Honour they father and mother … but why honour both? One can make a rational case for the honour due to a mother. A mother holds a baby for 9 months, goes through all the pains of bearing and childbirth, and then breast-feeds her children. Such an incredible sacrifice can justifiably warrant permanent fealty from her offspring.

Fathering a child is far easier, on the other hand. In fact, it is a piece of cake (and every man would tell you it was their pleasure, presuming they could remember!). Aside from the obvious, men have little direct contact with the entire childbirth and rearing process and certainly not to the extent of life and death, pain and suffering, which characterizes a woman’s lot. Of course, there are many fathers who mind their families and are good to their wives and children. But there is a rational foundation for their protecting wing; in return for security, they enjoy privileges. Intercourse with their spouse is an obvious privilege. But here there is no rationally based justification for men garnering honour from their children like a mother does. It would be difficult to make a rational case for children giving their father anywhere near the level of obedience and honour due their mothers, presuming we are arguing purely from reason alone.

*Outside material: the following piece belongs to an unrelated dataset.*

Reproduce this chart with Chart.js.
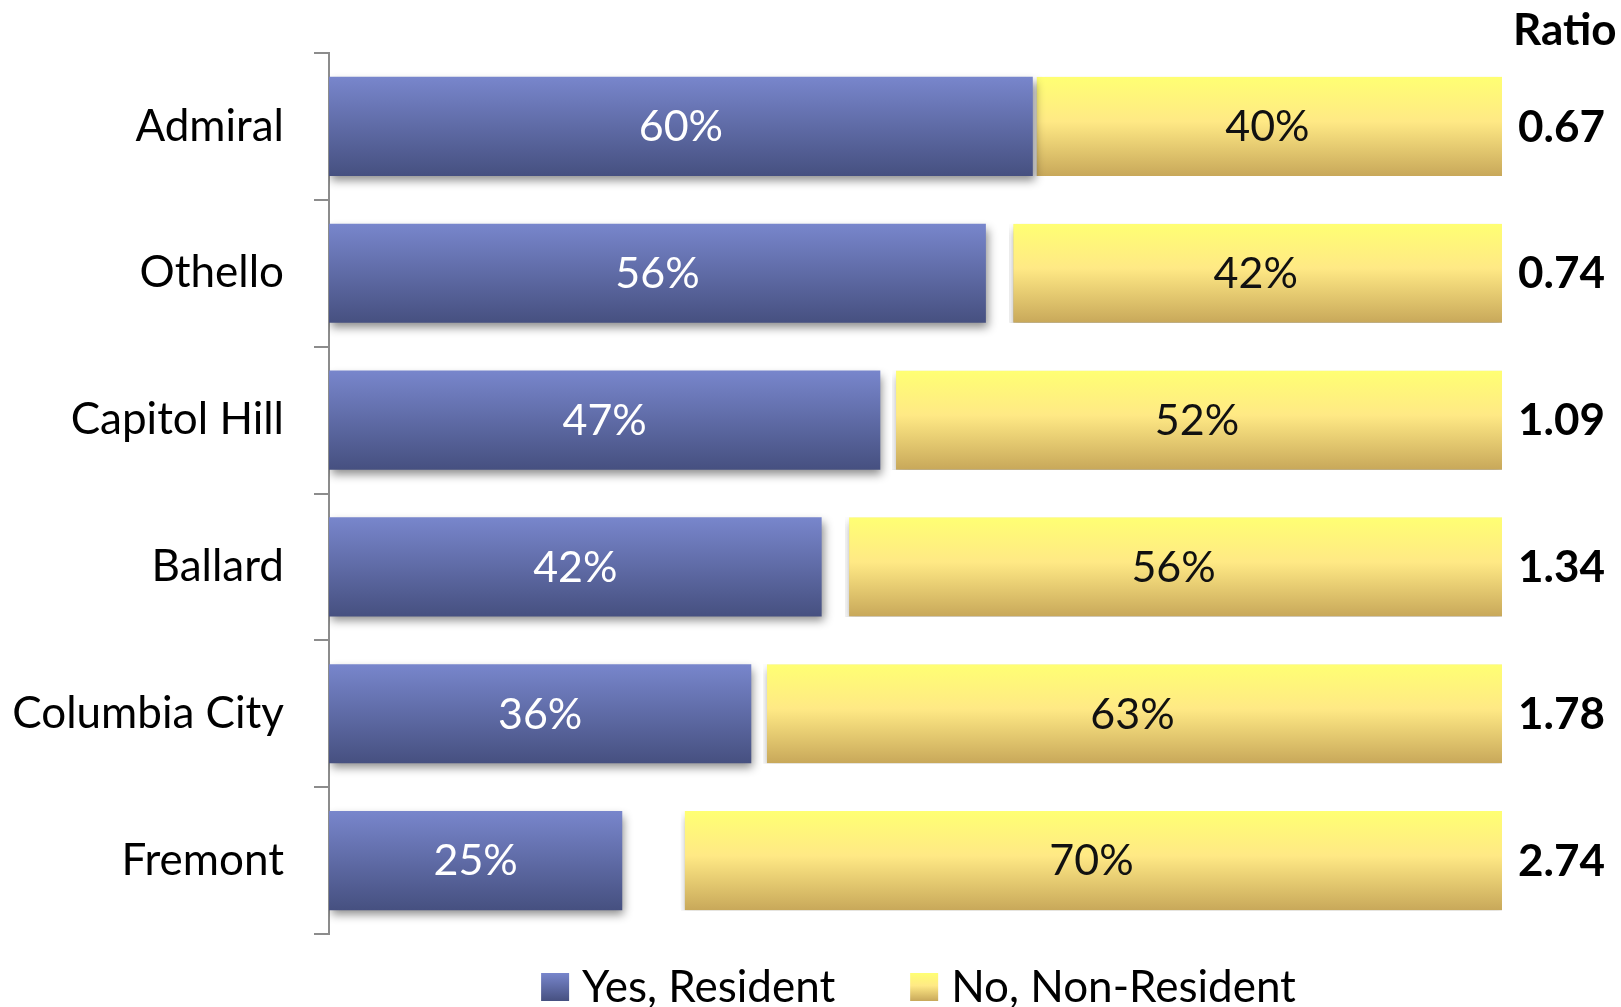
<!DOCTYPE html>
<html>
<head>
<meta charset="utf-8">
<script src="https://cdn.jsdelivr.net/npm/chart.js@4.4.1/dist/chart.umd.min.js"></script>
<style>
  html, body { margin: 0; padding: 0; background: #fff; }
  #wrap { width: 1621px; height: 1007px; }
</style>
</head>
<body>
<div id="wrap"><canvas id="chart"></canvas></div>
<script>
// données
const categories = ['Admiral', 'Othello', 'Capitol Hill', 'Ballard', 'Columbia City', 'Fremont'];
const yesResident = [60, 56, 47, 42, 36, 25];
const noNonResident = [40, 42, 52, 56, 63, 70];
const ratios = ['0.67', '0.74', '1.09', '1.34', '1.78', '2.74'];
// part restante (ni oui ni non) pour que "No" finisse à 100%
const remainder = yesResident.map((v, i) => 100 - v - noNonResident[i]);

const FONT = 'Lato';
const BAR_PCT = 0.675;
const blueStops = [[0, '#7886cc'], [1, '#465080']];
const yellowStops = [[0, '#ffff73'], [0.45, '#ffe985'], [1, '#c8a85a']];

function makeGrad(c, y0, y1, stops) {
    const g = c.createLinearGradient(0, y0, 0, y1);
    stops.forEach(s => g.addColorStop(s[0], s[1]));
    return g;
}

// dégradé vertical sur chaque barre
function barFill(stops) {
    return function (ctx) {
        const chart = ctx.chart;
        const y = chart.scales && chart.scales.y;
        if (!y || ctx.type !== 'data') return stops[0][1];
        const c = y.getPixelForValue(ctx.dataIndex);
        const h = (y.height / categories.length) * BAR_PCT / 2;
        if (!isFinite(c) || !isFinite(h) || h <= 0) return stops[0][1];
        return makeGrad(chart.ctx, c - h, c + h, stops);
    };
}

// ombre portée sous les barres + étiquettes
const barExtras = {
    id: 'barExtras',
    beforeDatasetsDraw(chart) {
        const c = chart.ctx;
        c.save();
        c.shadowColor = 'rgba(0,0,0,0.45)';
        c.shadowBlur = 9;
        c.shadowOffsetX = 2;
        c.shadowOffsetY = 5;
    },
    afterDatasetsDraw(chart) {
        const c = chart.ctx;
        c.restore();
        c.save();
        c.font = '43px ' + FONT;
        c.textAlign = 'center';
        c.textBaseline = 'middle';
        [0, 2].forEach(di => {
            const meta = chart.getDatasetMeta(di);
            const vals = chart.data.datasets[di].data;
            c.fillStyle = di === 0 ? '#ffffff' : '#111111';
            meta.data.forEach((bar, i) => {
                const p = bar.getCenterPoint();
                c.fillText(vals[i] + '%', p.x, p.y + 1);
            });
        });
        // colonne Ratio
        const yScale = chart.scales.y;
        c.font = 'bold 44px ' + FONT;
        c.fillStyle = '#000';
        c.textAlign = 'left';
        ratios.forEach((r, i) => {
            c.fillText(r, 1518, yScale.getPixelForValue(i) + 1);
        });
        c.fillText('Ratio', 1513, 31);
        c.restore();
    },
    afterDraw(chart) {
        // légende
        const c = chart.ctx;
        const items = [
            { text: 'Yes, Resident', stops: blueStops },
            { text: 'No, Non-Resident', stops: yellowStops }
        ];
        const box = 28, gapText = 13, gapItem = 75, yMid = 987;
        c.save();
        c.font = '44px ' + FONT;
        c.textBaseline = 'middle';
        c.textAlign = 'left';
        const widths = items.map(it => box + gapText + c.measureText(it.text).width);
        const total = widths.reduce((a, b) => a + b, 0) + gapItem * (items.length - 1);
        const ca = chart.chartArea;
        let x = (ca.left + ca.right) / 2 + 3 - total / 2;
        items.forEach((it, i) => {
            c.fillStyle = makeGrad(c, yMid - box / 2, yMid + box / 2, it.stops);
            c.fillRect(x, yMid - box / 2, box, box);
            c.fillStyle = '#000';
            c.fillText(it.text, x + box + gapText, yMid + 1);
            x += widths[i] + gapItem;
        });
        c.restore();
    }
};

Chart.defaults.font.family = FONT;

const ctx = document.getElementById('chart').getContext('2d');
const myChart = new Chart(ctx, {
    type: 'bar',
    data: {
        labels: categories,
        datasets: [
            {
                label: 'Yes, Resident',
                data: yesResident,
                backgroundColor: barFill(blueStops),
                borderWidth: 0
            },
            {
                label: 'Other',
                data: remainder,
                backgroundColor: 'rgba(0,0,0,0)',
                borderWidth: 0
            },
            {
                label: 'No, Non-Resident',
                data: noNonResident,
                backgroundColor: barFill(yellowStops),
                borderColor: '#ffffff',
                borderSkipped: false,
                borderWidth: { left: 4, right: 0, top: 0, bottom: 0 }
            }
        ]
    },
    options: {
        indexAxis: 'y',
        responsive: true,
        maintainAspectRatio: false,
        animation: false,
        barPercentage: BAR_PCT,
        categoryPercentage: 1,
        layout: {
            padding: { top: 53, right: 119, bottom: 73, left: 0 }
        },
        scales: {
            x: {
                stacked: true,
                min: 0,
                max: 100,
                display: false
            },
            y: {
                stacked: true,
                afterFit: function (scale) {
                    scale.width = 329;
                    scale.paddingTop = 0;
                    scale.paddingBottom = 0;
                },
                grid: {
                    drawOnChartArea: false,
                    tickLength: 15,
                    color: '#8c8c8c',
                    lineWidth: 2
                },
                border: { display: true, color: '#8c8c8c', width: 2 },
                ticks: {
                    color: '#000',
                    padding: 30,
                    font: { size: 44, family: FONT }
                }
            }
        },
        plugins: {
            legend: { display: false },
            tooltip: { enabled: false }
        }
    },
    plugins: [barExtras]
});
</script>
</body>
</html>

Hence, patriarchy is essentially religious in nature. Without religion, the father is no more worthy of honour than the team of doctors and nurses who steer women through rearing and childbirth. We must come to the conclusion that the authority of the father must have Divine sanction and that in the absence of religious belief (as we have seen) fathers struggle to justify their existence, not to mind their children’s fealty.

Now, anyone reading this is going to say: “let’s get rid of religion” (or at least those religions which identity fathers with patriarchal authority and that would certainly take us beyond so-called ‘Abrahamic’ faiths). If we got rid of religion, such people may say, women will have their ‘rightful’ status. Men would be merely ‘fertilisers’ at the beck and call of women and children, if the woman in question so desires. And, to be honest, many men wouldn’t mind such a situation. They would be ok with merely being called upon to render services of either impregnation or companionship, without any command for their offspring to honour them in any special way.

We shouldn’t jump to rash conclusions, however, even though we must recognise that without Divine sanction, it is unlikely that we would accord fathers anywhere near the same position in their children’s lives as mothers. The problem with the rationalist approach I have outlined is that it portrays the sacrifice of women as being the only logical basis for their children granting fealty. For starters, it is true that men might not ‘do much’ in siring progeny but we often honour those in life who do not do all that much but yet figure prominently on our horizon. An obvious example of this is government. No one believes that everyone in the government does all the jobs that the hoi polloi do. At the same time, there must be some deference to government, or at least to public authorities. Otherwise, it would be difficult for a society to function. It is also the case that people require some sort of authority figure in their lives and that is true even of highly egalitarian societies.

The reality is that fathers do have an important symbolic function that is uniquely theirs, even though they may require religion to buttress their position. A house without a father is one where the children are likely to have psychological problems and one where the children are more likely to spend time in jail or be unemployed. A father copper-fastens a child’s identity (last names are typically those of the father). The need for a father-figure is just as pressing for girls as it is for boys, although the cost to society is likely to be more pronounced if the latter grows up father-less.

It is hard to avoid the analogy that fathers have a sort of king-like status. A child without a father misses something fundamental, an innate need for something that represents them on a higher level, that is somehow distant but which makes them feel secure in themselves. Mothers simply can’t play this role. We know this from experience.

Yes, fathers seem a bit redundant but the fact is that they play a pivotal role in the social order, a position that only becomes evident once their presence is removed. A father is not just a ‘carer’ with different genitalia to the ‘carer-bearer,’ the mother. A father-figure is irreplaceable. So, the Divine fiat is right, even if our limited reason might only allow us to justify the role of one party.